There were times when the therapist just stared at me until I began to speak - I understand silence gets some people to speak but it did not encourage me to open up, but I felt forced to speak just to fill the silence. This all happened during the first lockdown in Melbourne which meant the first session was face-to-face, but the others were over the phone where I couldn’t create a supportive and comfortable space. I did leave with some strategies that helped with sleep but it wasn’t the most encouraging experience.

The main reason for restarting therapy in January 2022 was my behavior after a personal break down. How I dealt with communication, talking to family and just toxic behavior in general. This time I wanted to specifically find a south Asian therapist to support me in dealing with my actions and to make a positive change. I did my own research and found a few different culturally responsive therapists in the southeast of Melbourne. It didn’t take long but research is key and I was very happy with the professional I started my sessions with. For context I had to obtain a mental health plan before starting sessions, which is obtained from a GP.

During the appointment I was asked about my general wellbeing, reasons for wanting to access support, and completes a K10 questionnaire. My plan gave me access to 10 sessions with a psychologist of my choosing, which could be re-evaluated for more sessions after the initial 10. In terms of cost, it was $188.25 per session with Medicare rebate $88.25 which worked out to be $100 out of pocket per session.

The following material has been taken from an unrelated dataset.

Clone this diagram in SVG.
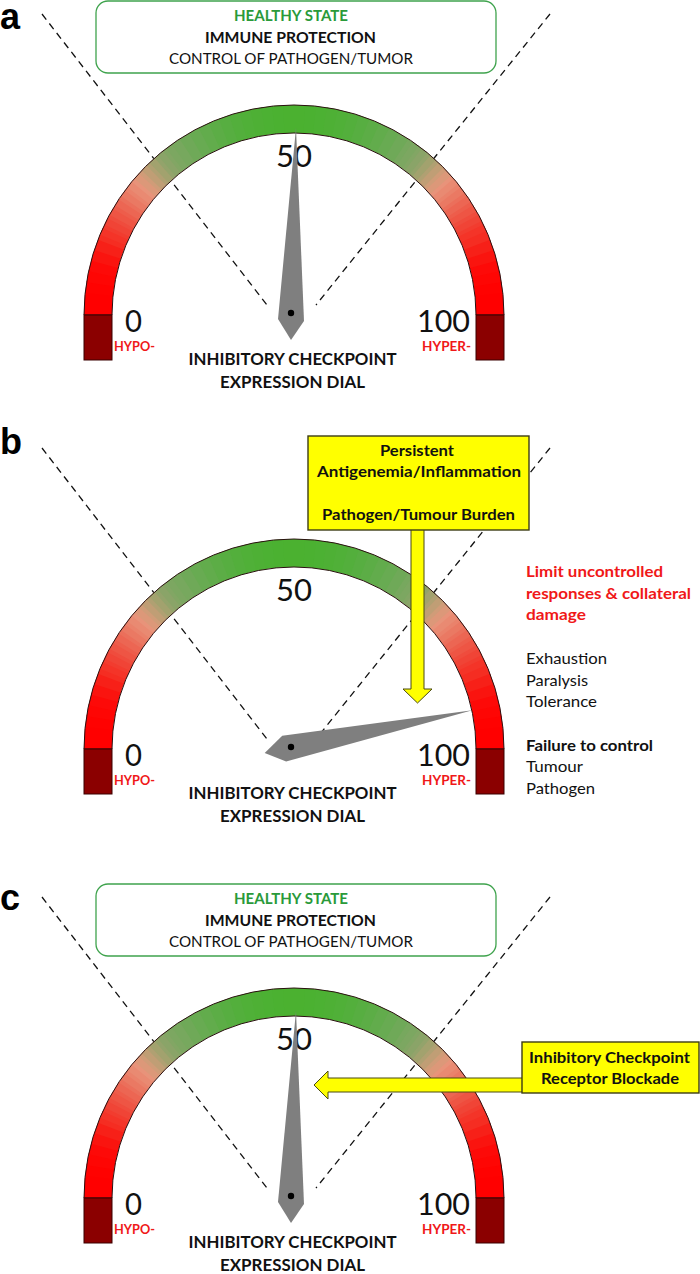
<svg xmlns="http://www.w3.org/2000/svg" width="700" height="1274" viewBox="0 0 700 1274">
<style>
text{font-family:Lato,"Open Sans",sans-serif;fill:#111}
.bd{font-weight:700}
.panel-label{font-family:"Liberation Sans",Arial,sans-serif;font-weight:700;font-size:36px;fill:#000}
.t16{font-size:16px}
.t15{font-size:15.5px}
.num{font-size:31.5px}
.hy{font-size:12.5px;font-weight:700;fill:#f01818}
.dial-title{font-size:17.5px;font-weight:700}
.green{fill:#2a9a3a}
.red{fill:#f01818}
.dash{stroke:#111;stroke-width:1.3;stroke-dasharray:7 5;fill:none}
.hbox{fill:#fff;stroke:#3fa34d;stroke-width:1.3}
.ybox{fill:#ffff00;stroke:#3c3c14;stroke-width:1.4}
.yarrow{fill:#ffff00;stroke:#4a4a10;stroke-width:1}
.needle{fill:#7f7f7f}
.outline{fill:none;stroke:#2b1010;stroke-width:1}
.block{fill:#8b0000;stroke:#3a0000;stroke-width:1}
</style>
<defs>
<path id="seg" d="M-210 0A210 210 0 0 1-209.63-12.46L-181.68-10.79A182 182 0 0 0-182 0Z"/>
<path id="seg-half" d="M-210 0A210 210 0 0 1-209.88-6.96L-181.90-6.03A182 182 0 0 0-182 0Z"/>
<g id="dial">
<use href="#seg" transform="rotate(0)" fill="#ff0000"/>
<use href="#seg" transform="rotate(3)" fill="#ff0000"/>
<use href="#seg" transform="rotate(6)" fill="#ff0201"/>
<use href="#seg" transform="rotate(9)" fill="#fe0604"/>
<use href="#seg" transform="rotate(12)" fill="#fd0a08"/>
<use href="#seg" transform="rotate(15)" fill="#fa140f"/>
<use href="#seg" transform="rotate(18)" fill="#f72018"/>
<use href="#seg" transform="rotate(21)" fill="#f52d22"/>
<use href="#seg" transform="rotate(24)" fill="#f23c2f"/>
<use href="#seg" transform="rotate(27)" fill="#ef4c3d"/>
<use href="#seg" transform="rotate(30)" fill="#ed5d4b"/>
<use href="#seg" transform="rotate(33)" fill="#eb6f5b"/>
<use href="#seg" transform="rotate(36)" fill="#ea826b"/>
<use href="#seg" transform="rotate(39)" fill="#e8937a"/>
<use href="#seg" transform="rotate(42)" fill="#d09c78"/>
<use href="#seg" transform="rotate(45)" fill="#b0a072"/>
<use href="#seg" transform="rotate(48)" fill="#93a36b"/>
<use href="#seg" transform="rotate(51)" fill="#82a664"/>
<use href="#seg" transform="rotate(54)" fill="#77a85e"/>
<use href="#seg" transform="rotate(57)" fill="#6fa958"/>
<use href="#seg" transform="rotate(60)" fill="#68ab52"/>
<use href="#seg" transform="rotate(63)" fill="#62ac4c"/>
<use href="#seg" transform="rotate(66)" fill="#5cad46"/>
<use href="#seg" transform="rotate(69)" fill="#57ae41"/>
<use href="#seg" transform="rotate(72)" fill="#53af3c"/>
<use href="#seg" transform="rotate(75)" fill="#50b038"/>
<use href="#seg" transform="rotate(78)" fill="#4eb035"/>
<use href="#seg" transform="rotate(81)" fill="#4cb133"/>
<use href="#seg" transform="rotate(84)" fill="#4bb131"/>
<use href="#seg" transform="rotate(87)" fill="#4bb130"/>
<use href="#seg" transform="rotate(90)" fill="#4bb130"/>
<use href="#seg" transform="rotate(93)" fill="#4bb131"/>
<use href="#seg" transform="rotate(96)" fill="#4cb133"/>
<use href="#seg" transform="rotate(99)" fill="#4eb035"/>
<use href="#seg" transform="rotate(102)" fill="#50b038"/>
<use href="#seg" transform="rotate(105)" fill="#53af3c"/>
<use href="#seg" transform="rotate(108)" fill="#57ae41"/>
<use href="#seg" transform="rotate(111)" fill="#5cad46"/>
<use href="#seg" transform="rotate(114)" fill="#62ac4c"/>
<use href="#seg" transform="rotate(117)" fill="#68ab52"/>
<use href="#seg" transform="rotate(120)" fill="#6fa958"/>
<use href="#seg" transform="rotate(123)" fill="#77a85e"/>
<use href="#seg" transform="rotate(126)" fill="#82a664"/>
<use href="#seg" transform="rotate(129)" fill="#93a36b"/>
<use href="#seg" transform="rotate(132)" fill="#b0a072"/>
<use href="#seg" transform="rotate(135)" fill="#d09c78"/>
<use href="#seg" transform="rotate(138)" fill="#e8937a"/>
<use href="#seg" transform="rotate(141)" fill="#ea826b"/>
<use href="#seg" transform="rotate(144)" fill="#eb6f5b"/>
<use href="#seg" transform="rotate(147)" fill="#ed5d4b"/>
<use href="#seg" transform="rotate(150)" fill="#ef4c3d"/>
<use href="#seg" transform="rotate(153)" fill="#f23c2f"/>
<use href="#seg" transform="rotate(156)" fill="#f52d22"/>
<use href="#seg" transform="rotate(159)" fill="#f72018"/>
<use href="#seg" transform="rotate(162)" fill="#fa140f"/>
<use href="#seg" transform="rotate(165)" fill="#fd0a08"/>
<use href="#seg" transform="rotate(168)" fill="#fe0604"/>
<use href="#seg" transform="rotate(171)" fill="#ff0201"/>
<use href="#seg" transform="rotate(174)" fill="#ff0000"/>
<use href="#seg" transform="rotate(177)" fill="#ff0000"/>
<use href="#seg-half" transform="rotate(22.5)" fill="#f43428"/>
<use href="#seg-half" transform="rotate(25.5)" fill="#f04436"/>
<use href="#seg-half" transform="rotate(28.5)" fill="#ee5544"/>
<use href="#seg-half" transform="rotate(31.5)" fill="#ec6653"/>
<use href="#seg-half" transform="rotate(34.5)" fill="#ea7963"/>
<use href="#seg-half" transform="rotate(37.5)" fill="#e98a72"/>
<use href="#seg-half" transform="rotate(40.5)" fill="#dc9879"/>
<use href="#seg-half" transform="rotate(43.5)" fill="#c09e75"/>
<use href="#seg-half" transform="rotate(46.5)" fill="#a2a26e"/>
<use href="#seg-half" transform="rotate(49.5)" fill="#8aa468"/>
<use href="#seg-half" transform="rotate(52.5)" fill="#7ca761"/>
<use href="#seg-half" transform="rotate(124.5)" fill="#7ca761"/>
<use href="#seg-half" transform="rotate(127.5)" fill="#8aa468"/>
<use href="#seg-half" transform="rotate(130.5)" fill="#a2a26e"/>
<use href="#seg-half" transform="rotate(133.5)" fill="#c09e75"/>
<use href="#seg-half" transform="rotate(136.5)" fill="#dc9879"/>
<use href="#seg-half" transform="rotate(139.5)" fill="#e98a72"/>
<use href="#seg-half" transform="rotate(142.5)" fill="#ea7963"/>
<use href="#seg-half" transform="rotate(145.5)" fill="#ec6653"/>
<use href="#seg-half" transform="rotate(148.5)" fill="#ee5544"/>
<use href="#seg-half" transform="rotate(151.5)" fill="#f04436"/>
<use href="#seg-half" transform="rotate(154.5)" fill="#f43428"/>
<path class="outline" d="M-210 0A210 210 0 0 1 210 0L182 0A182 182 0 0 0-182 0Z"/>
<rect class="block" x="-210" y="0" width="28" height="45"/>
<rect class="block" x="182" y="0" width="28" height="45"/>
</g>
<polygon id="needle-shape" class="needle" points="5,-185 13,8 0,27 -13,6"/>
<g id="dial-labels">
<text class="num" x="276" y="167" textLength="36" lengthAdjust="spacingAndGlyphs">50</text>
<text class="num" x="125" y="332" textLength="17" lengthAdjust="spacingAndGlyphs">0</text>
<text class="num" x="417" y="332" textLength="53" lengthAdjust="spacingAndGlyphs">100</text>
<text class="hy" x="114" y="351" textLength="41" lengthAdjust="spacingAndGlyphs">HYPO-</text>
<text class="hy" x="422" y="351" textLength="49" lengthAdjust="spacingAndGlyphs">HYPER-</text>
<text class="dial-title" x="188.5" y="365" textLength="208" lengthAdjust="spacingAndGlyphs">INHIBITORY CHECKPOINT</text>
<text class="dial-title" x="220" y="388" textLength="145" lengthAdjust="spacingAndGlyphs">EXPRESSION DIAL</text>
</g>
<g id="healthy-box">
<rect class="hbox" x="96" y="1" width="400" height="72" rx="12"/>
<text class="t16 bd green" x="234" y="21" textLength="114" lengthAdjust="spacingAndGlyphs">HEALTHY STATE</text>
<text class="t16 bd" x="205" y="43" textLength="171" lengthAdjust="spacingAndGlyphs">IMMUNE PROTECTION</text>
<text class="t16" x="169" y="64" textLength="244" lengthAdjust="spacingAndGlyphs">CONTROL OF PATHOGEN/TUMOR</text>
</g>
</defs>
<rect width="700" height="1274" fill="#fff"/>

<!-- Panel a -->
<g id="panel-a">
<text class="panel-label" x="0" y="29">a</text>
<g id="guides-a">
<line class="dash" x1="42" y1="14" x2="267" y2="305"/>
<line class="dash" x1="550" y1="14" x2="316" y2="305"/>
</g>
<use id="healthy-a" href="#healthy-box"/>
<use id="dial-a" href="#dial" transform="translate(294,315)"/>
<use id="labels-a" href="#dial-labels"/>
<g id="needle-a"><use href="#needle-shape" transform="translate(291,313)"/><circle cx="291" cy="313" r="3.2" fill="#000"/></g>
</g>

<!-- Panel b -->
<g id="panel-b">
<text class="panel-label" x="0" y="454">b</text>
<g id="guides-b" transform="translate(0,434)">
<line class="dash" x1="42" y1="14" x2="267" y2="305"/>
<line class="dash" x1="550" y1="14" x2="316" y2="305"/>
</g>
<use id="dial-b" href="#dial" transform="translate(294,749)"/>
<use id="labels-b" href="#dial-labels" transform="translate(0,434)"/>
<g id="needle-b"><use href="#needle-shape" transform="translate(291,747) rotate(77)"/><circle cx="291" cy="747" r="3.2" fill="#000"/></g>
<g id="effects-b">
<text class="t16 bd red" x="526" y="577" textLength="137" lengthAdjust="spacingAndGlyphs">Limit uncontrolled</text>
<text class="t16 bd red" x="526" y="599" textLength="165" lengthAdjust="spacingAndGlyphs">responses &amp; collateral</text>
<text class="t16 bd red" x="526" y="620" textLength="60" lengthAdjust="spacingAndGlyphs">damage</text>
<text class="t16" x="526" y="664" textLength="81" lengthAdjust="spacingAndGlyphs">Exhaustion</text>
<text class="t16" x="526" y="686" textLength="62" lengthAdjust="spacingAndGlyphs">Paralysis</text>
<text class="t16" x="526" y="707" textLength="71" lengthAdjust="spacingAndGlyphs">Tolerance</text>
<text class="t16 bd" x="526" y="751" textLength="127" lengthAdjust="spacingAndGlyphs">Failure to control</text>
<text class="t16" x="526" y="772" textLength="57" lengthAdjust="spacingAndGlyphs">Tumour</text>
<text class="t16" x="526" y="794" textLength="69" lengthAdjust="spacingAndGlyphs">Pathogen</text>
</g>
</g>

<!-- Panel c -->
<g id="panel-c">
<text class="panel-label" x="0" y="910">c</text>
<g id="guides-c" transform="translate(0,883)">
<line class="dash" x1="42" y1="14" x2="267" y2="305"/>
<line class="dash" x1="550" y1="14" x2="316" y2="305"/>
</g>
<use id="healthy-c" href="#healthy-box" transform="translate(0,883)"/>
<use id="dial-c" href="#dial" transform="translate(294,1198)"/>
<use id="labels-c" href="#dial-labels" transform="translate(0,883)"/>
<g id="needle-c"><use href="#needle-shape" transform="translate(291,1196)"/><circle cx="291" cy="1196" r="3.2" fill="#000"/></g>
</g>

<!-- Connectors -->
<g id="connectors">
<polygon class="yarrow" points="411,529 424,529 424,689 432,689 417.5,703 403,689 411,689"/>
<polygon class="yarrow" points="523,1078 328,1078 328,1071 314,1085 328,1099 328,1092 523,1092"/>
</g>

<g id="burden-box">
<rect class="ybox" x="308" y="436" width="221" height="94"/>
<text class="t15 bd" x="380" y="456" textLength="74" lengthAdjust="spacingAndGlyphs">Persistent</text>
<text class="t15 bd" x="317" y="477" textLength="204" lengthAdjust="spacingAndGlyphs">Antigenemia/Inflammation</text>
<text class="t15 bd" x="322" y="520" textLength="193" lengthAdjust="spacingAndGlyphs">Pathogen/Tumour Burden</text>
</g>
<g id="blockade-box">
<rect class="ybox" x="522" y="1042" width="177" height="51"/>
<text class="t16 bd" x="529" y="1063" textLength="161" lengthAdjust="spacingAndGlyphs">Inhibitory Checkpoint</text>
<text class="t16 bd" x="541" y="1084" textLength="138" lengthAdjust="spacingAndGlyphs">Receptor Blockade</text>
</g>
</svg>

My first session with the psychologist was a positive experience. I spoke about what I wanted to get out of the sessions, and the most supportive part of it was feeling acknowledged and understood without the need to constantly repeat past experiences. I remember one instance of explaining why my parents’ relationship was such a mess and why it gave me a lot of anxiety visiting home.

Without even breaking the therapist stated ‘I totally understand where you are coming from. South Asian family dynamics can be quite challenging’. Little things like that made the sessions worthwhile and we were able to develop strategies together. Therapy isn’t easy - it requires a lot of understanding and the ability to open up. It was my third or fourth session where I broke down in tears discussing how much worse I made a previous break up for both people involved due to my actions. My self-esteem was at an all time low – I ruined a lot due to poor communication, not sticking up for others, being very toxic and it all came out during these sessions. It takes time and commitment to see change in yourself.

My experience with therapy has made my current forms of communication with others so much better. I don’t overthink as much as I used to and have realized that many situations are out of my control. Resources like an ‘emotions wheel’ helped me express my feelings better during conversations which have helped improve my relationships with people. I had my last session in late October 2022 and the strategies and learnings I have taken away will stay with me for years to come. It doesn’t mean I won’t make mistakes again, but I know I can always access therapy again if I need it as the support helped me improve and feel like a better person.

Sitting down with a psychologist isn’t for everyone, so I wrote this to encourage readers to find a support system and a mode of therapy that works for them. Our south Asian mental health practitioner list is a great starting point and Shakti will soon add complimentary/alternative forms of therapy/mental health professionals in coming weeks.